Пальмерстон был в таком раздражении, что пустился на курьезнейшую выходку: он послал Стрэтфорда в Мадрид со специальной миссией по делам Испании и Португалии, но в официальных верительных грамотах, которые Стрэтфорд должен был представить испанскому двору он был назван так: "Посол при императоре всероссийском". Почти одновременно, еще до того как Стрэтфорд отправился в Мадрид, Пальмерстон снова навел справку в Петербурге, не согласится ли царь принять Стрэтфорда хотя бы так: Стрэтфорд только приедет, представится и сейчас же, мгновенно, уедет из Петербурга безвозвратно. Николай на это не без юмора ответил, что он обещает дать Стрэтфорду один из самых высоких русских орденов, лишь бы он только вовсе не приезжал в Петербург. Пришлось в конце концов покориться. Только 28 июля 1833 г. "посол при императоре всероссийском", проживающий в Мадриде, Стрэтфорд-Каннинг получил уведомление от Пальмерстона, что английский король всемилостивейше освобождает его от возложенных на него обязанностей британского посла в Петербурге (куда Стрэтфорд так и не заглядывал).
Временно дипломатическая карьера Стрэтфорда была оборвана.

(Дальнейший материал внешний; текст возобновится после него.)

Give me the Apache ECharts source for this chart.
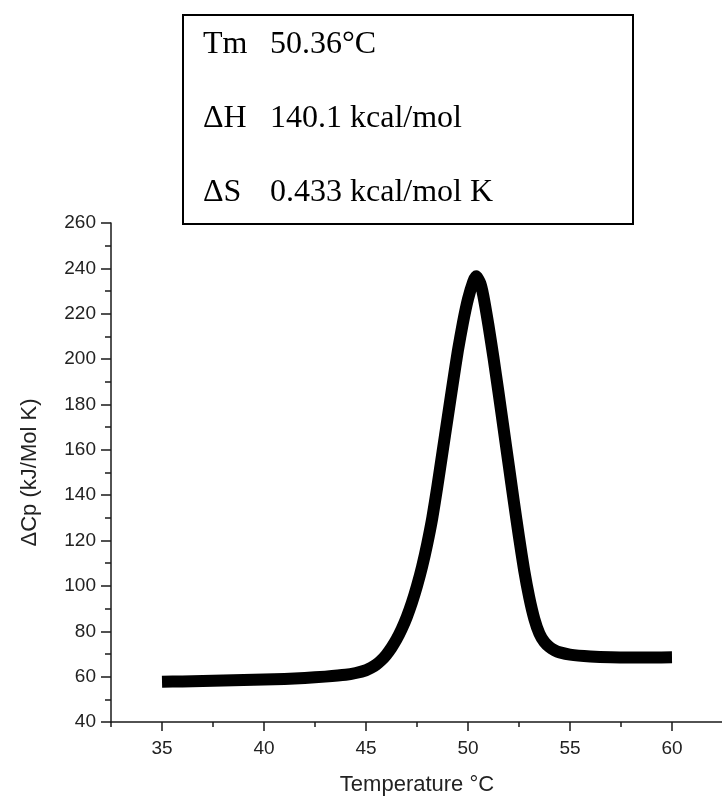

Весь этот эпизод имеет историческое значение не потому, что будто бы именно с этих пор Стрэтфорд воспылал неукротимой русофобией и поставил себе целью мстить Николаю "до гробовой доски" и т. д. Подобный романтизм совсем не в духе дипломатической борьбы в XIX в., и не "мщение" Стрэтфорда Николаю, а обострившийся антагонизм интересов правящих социальных слоев Великобритании и русского самодержавия на Востоке привел к кровавому конфликту, да и то лишь в тесной связи с общеполитической обстановкой, сложившейся в начале 50-х годов в Европе. Рассказанный дипломатический скандал имеет исторический интерес лишь потому, что он явственно показывает, до какой степени уже тогда, за двадцать лет до Крымской войны, зорко следили на Востоке не только английские агенты за русскими, но и русские за английскими, и до какой степени конкретно русское правительство знало о роли каждого из этих английских официальных и неофициальных представителей. Дело было как раз накануне большого нового выступления русской дипломатии на Востоке, и иметь у себя в Петербурге умного, дельного, обладающего огромными связями в Турции и не менее огромной осведомленностью английского дипломата Николаю было решительно нежелательно.
Николай тем более энергично старался избавиться от соглядатая и умного врага в самом Петербурге, что в это время он снова стал пристально присматриваться к турецким делам, и снова у него явилась серьезная надежда доделать то, чего не удалось свершить при заключении Адрианопольского мира. Дело в том, что во второй половине 1832 и в течение первых месяцев 1833 г. непокорный вассал Махмуда II Мехмет-Али, паша Египта, продолжал и продолжал успешную борьбу против султана. Его сын Ибрагим бил одну султанскую армию за другой, и султан окончательно удостоверился в двух фактах: Франция явно поддерживает Мехмета-Али, надеясь через его посредство получить влияние в Египте; английский статс-секретарь по иностранным делам Пальмерстон очень сочувствует султану, обещает, -- впрочем, как-то неопределенно при этом выговаривая нужные слова в устных беседах по-английски и направляя Порте столь же неопределенные ноты, написанные по-французски, -- и ровно никакой помощи турки от него не видят и ни из его английских слов, ни из его французских нот не могут даже уловить, чего ему, в сущности, хочется.
Султан обратился тогда к Николаю, -- и царь (сам очень искусно вызвавший это обращение) сейчас же деятельно взялся за дело. Он отказался от опасного соблазна ударить на Константинополь с моря, воспользовавшись беспомощным в тот момент положением турецкой столицы. Он решил, что время еще не пришло, и не хотел рисковать войной с Англией, а быть может, и с Францией. Николай остановился на мысли -- ничем не рискуя, чисто дипломатическим путем использовать положение и дополнить и улучшить недоделанный в 1829 г. Адрианопольский трактат. Сначала царь послал генерала Николая Николаевича Муравьева в Константинополь и велел ему запастись разрешением ехать дальше, в Египет, к непокорному и победоносному паше Мехмету-Али, которому Муравьев должен был от имени Николая предложить прекратить войну против султана.